__GIVEN INFORMATION__
——

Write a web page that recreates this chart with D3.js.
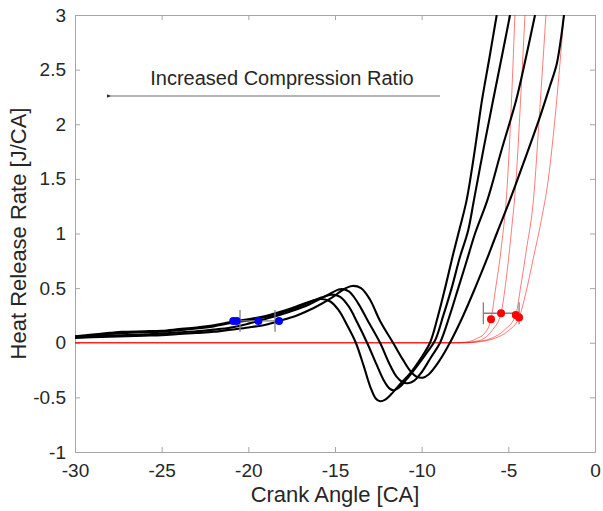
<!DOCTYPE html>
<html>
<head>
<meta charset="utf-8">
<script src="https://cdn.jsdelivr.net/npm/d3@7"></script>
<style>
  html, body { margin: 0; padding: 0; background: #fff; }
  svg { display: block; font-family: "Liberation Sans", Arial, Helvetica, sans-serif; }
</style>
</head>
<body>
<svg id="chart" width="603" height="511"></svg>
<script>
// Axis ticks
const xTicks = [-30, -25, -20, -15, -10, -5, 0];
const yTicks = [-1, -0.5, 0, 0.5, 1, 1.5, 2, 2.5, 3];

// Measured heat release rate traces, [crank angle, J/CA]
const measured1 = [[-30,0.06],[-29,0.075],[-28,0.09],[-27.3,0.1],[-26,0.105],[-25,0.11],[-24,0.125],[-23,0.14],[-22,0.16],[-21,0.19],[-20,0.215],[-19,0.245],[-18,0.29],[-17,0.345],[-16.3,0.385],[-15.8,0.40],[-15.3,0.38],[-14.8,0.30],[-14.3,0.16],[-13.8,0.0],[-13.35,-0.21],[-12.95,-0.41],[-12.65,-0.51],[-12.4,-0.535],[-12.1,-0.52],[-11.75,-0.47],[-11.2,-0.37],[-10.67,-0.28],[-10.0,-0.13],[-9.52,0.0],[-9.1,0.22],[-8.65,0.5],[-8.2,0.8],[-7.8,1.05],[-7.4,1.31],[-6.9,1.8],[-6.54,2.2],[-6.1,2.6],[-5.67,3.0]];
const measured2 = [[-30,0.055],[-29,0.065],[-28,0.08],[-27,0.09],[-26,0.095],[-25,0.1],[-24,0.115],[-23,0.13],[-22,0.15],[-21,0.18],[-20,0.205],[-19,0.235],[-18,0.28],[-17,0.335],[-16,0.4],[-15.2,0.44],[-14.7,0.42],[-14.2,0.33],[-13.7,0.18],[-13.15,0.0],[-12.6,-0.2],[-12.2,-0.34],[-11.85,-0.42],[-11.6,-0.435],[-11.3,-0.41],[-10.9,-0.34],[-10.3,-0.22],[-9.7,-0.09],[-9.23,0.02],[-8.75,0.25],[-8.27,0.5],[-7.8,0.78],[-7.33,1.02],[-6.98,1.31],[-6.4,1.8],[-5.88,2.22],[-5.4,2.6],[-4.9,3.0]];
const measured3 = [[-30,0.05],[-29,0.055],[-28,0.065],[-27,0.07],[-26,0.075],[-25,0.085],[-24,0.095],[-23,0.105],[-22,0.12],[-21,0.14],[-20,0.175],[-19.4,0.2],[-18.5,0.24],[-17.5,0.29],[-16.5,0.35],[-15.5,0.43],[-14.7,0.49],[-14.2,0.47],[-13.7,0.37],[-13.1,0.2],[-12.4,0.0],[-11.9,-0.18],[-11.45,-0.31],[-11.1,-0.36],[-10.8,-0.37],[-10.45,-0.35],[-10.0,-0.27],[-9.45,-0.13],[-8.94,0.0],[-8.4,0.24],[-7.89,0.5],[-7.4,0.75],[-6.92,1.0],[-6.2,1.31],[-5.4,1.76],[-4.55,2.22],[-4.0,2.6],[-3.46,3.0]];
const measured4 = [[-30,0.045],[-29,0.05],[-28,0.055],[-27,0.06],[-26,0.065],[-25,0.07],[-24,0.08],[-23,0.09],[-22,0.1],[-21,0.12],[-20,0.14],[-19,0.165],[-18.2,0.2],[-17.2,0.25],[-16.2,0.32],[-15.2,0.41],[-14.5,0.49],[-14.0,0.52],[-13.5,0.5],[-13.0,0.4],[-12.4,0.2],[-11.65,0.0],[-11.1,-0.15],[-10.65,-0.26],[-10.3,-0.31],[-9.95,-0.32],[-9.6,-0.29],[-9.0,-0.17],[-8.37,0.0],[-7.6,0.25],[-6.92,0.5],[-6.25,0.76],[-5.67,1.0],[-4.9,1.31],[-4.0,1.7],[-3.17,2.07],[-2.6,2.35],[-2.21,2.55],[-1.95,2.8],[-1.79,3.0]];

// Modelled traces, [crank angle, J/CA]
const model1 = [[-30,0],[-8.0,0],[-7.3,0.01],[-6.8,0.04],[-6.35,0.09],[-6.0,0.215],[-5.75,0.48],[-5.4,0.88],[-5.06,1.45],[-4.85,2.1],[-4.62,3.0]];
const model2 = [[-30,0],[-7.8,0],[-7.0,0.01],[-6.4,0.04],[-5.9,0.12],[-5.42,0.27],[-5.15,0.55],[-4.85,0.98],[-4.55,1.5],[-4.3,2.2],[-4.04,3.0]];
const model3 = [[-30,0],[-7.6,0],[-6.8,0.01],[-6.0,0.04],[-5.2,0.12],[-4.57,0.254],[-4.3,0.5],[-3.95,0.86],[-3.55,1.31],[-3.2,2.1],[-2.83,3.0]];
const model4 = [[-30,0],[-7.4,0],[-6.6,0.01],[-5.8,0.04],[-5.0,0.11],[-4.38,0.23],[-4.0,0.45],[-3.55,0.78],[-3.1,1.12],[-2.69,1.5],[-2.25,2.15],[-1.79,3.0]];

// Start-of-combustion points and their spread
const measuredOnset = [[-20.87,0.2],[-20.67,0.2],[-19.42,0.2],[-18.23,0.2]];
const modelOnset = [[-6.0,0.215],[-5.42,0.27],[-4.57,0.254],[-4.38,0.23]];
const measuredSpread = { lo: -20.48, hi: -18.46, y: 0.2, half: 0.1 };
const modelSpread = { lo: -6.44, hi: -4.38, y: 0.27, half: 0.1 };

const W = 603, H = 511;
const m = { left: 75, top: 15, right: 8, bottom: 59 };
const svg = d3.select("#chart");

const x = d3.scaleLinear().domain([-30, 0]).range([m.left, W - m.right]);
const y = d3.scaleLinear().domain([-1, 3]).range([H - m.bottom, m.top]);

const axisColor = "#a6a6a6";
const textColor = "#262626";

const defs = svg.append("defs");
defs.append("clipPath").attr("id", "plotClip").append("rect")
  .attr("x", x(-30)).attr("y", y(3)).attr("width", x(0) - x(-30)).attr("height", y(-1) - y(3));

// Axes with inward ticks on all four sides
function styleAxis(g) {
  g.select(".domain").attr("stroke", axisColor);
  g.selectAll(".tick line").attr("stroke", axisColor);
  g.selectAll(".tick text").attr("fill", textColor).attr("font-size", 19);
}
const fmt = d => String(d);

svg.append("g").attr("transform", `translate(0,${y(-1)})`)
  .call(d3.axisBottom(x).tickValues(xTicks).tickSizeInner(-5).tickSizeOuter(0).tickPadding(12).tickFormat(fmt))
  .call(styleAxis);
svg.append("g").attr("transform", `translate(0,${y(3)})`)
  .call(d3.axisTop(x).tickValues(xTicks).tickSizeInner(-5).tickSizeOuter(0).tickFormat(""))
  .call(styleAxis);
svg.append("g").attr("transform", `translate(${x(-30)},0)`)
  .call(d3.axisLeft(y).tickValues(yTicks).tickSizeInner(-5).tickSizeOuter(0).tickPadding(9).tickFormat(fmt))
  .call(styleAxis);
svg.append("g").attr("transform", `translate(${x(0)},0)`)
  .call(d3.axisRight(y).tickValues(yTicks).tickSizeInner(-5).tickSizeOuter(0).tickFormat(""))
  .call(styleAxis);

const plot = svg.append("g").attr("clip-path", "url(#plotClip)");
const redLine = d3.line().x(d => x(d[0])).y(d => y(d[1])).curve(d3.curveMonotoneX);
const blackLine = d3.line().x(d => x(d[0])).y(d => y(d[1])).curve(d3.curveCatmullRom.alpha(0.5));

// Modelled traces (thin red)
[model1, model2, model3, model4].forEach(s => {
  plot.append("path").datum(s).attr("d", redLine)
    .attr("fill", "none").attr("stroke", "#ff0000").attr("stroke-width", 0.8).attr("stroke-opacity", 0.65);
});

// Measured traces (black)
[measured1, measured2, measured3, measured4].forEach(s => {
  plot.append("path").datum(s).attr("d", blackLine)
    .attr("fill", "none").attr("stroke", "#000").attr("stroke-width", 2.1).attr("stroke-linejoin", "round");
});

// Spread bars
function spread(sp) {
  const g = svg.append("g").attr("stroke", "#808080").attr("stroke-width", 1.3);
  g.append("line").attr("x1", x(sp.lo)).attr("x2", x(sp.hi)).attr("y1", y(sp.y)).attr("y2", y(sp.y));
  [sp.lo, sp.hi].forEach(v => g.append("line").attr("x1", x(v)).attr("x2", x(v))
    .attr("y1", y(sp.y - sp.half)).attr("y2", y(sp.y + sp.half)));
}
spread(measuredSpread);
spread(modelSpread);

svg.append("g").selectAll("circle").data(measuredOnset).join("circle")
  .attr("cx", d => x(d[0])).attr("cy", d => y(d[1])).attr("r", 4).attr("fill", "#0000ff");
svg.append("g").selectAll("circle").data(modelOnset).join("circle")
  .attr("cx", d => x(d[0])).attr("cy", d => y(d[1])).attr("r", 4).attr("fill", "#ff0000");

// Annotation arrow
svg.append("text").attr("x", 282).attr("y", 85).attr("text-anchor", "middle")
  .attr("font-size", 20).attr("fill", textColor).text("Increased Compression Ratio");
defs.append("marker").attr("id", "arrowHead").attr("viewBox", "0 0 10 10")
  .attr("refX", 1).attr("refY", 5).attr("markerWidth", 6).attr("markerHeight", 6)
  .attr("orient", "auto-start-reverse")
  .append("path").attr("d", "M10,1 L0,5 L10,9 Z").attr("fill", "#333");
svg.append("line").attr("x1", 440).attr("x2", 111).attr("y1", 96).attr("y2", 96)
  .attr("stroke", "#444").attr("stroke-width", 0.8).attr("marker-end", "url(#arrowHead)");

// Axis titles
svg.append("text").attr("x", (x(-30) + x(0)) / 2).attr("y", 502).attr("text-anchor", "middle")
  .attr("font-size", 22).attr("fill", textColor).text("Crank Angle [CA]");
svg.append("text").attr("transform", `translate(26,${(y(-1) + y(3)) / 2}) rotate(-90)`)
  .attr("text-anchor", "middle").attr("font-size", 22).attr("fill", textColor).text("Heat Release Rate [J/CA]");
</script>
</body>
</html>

——

__GIVEN REQUEST__
Repeat, exactly and in full, each line from the start of the data to the line that contains "1.5, 2, 2.5, 3];". Pictures do not go in.

__WRITTEN RESPONSE__
Write a web page that recreates this chart with D3.js.
<!DOCTYPE html>
<html>
<head>
<meta charset="utf-8">
<script src="https://cdn.jsdelivr.net/npm/d3@7"></script>
<style>
  html, body { margin: 0; padding: 0; background: #fff; }
  svg { display: block; font-family: "Liberation Sans", Arial, Helvetica, sans-serif; }
</style>
</head>
<body>
<svg id="chart" width="603" height="511"></svg>
<script>
// Axis ticks
const xTicks = [-30, -25, -20, -15, -10, -5, 0];
const yTicks = [-1, -0.5, 0, 0.5, 1, 1.5, 2, 2.5, 3];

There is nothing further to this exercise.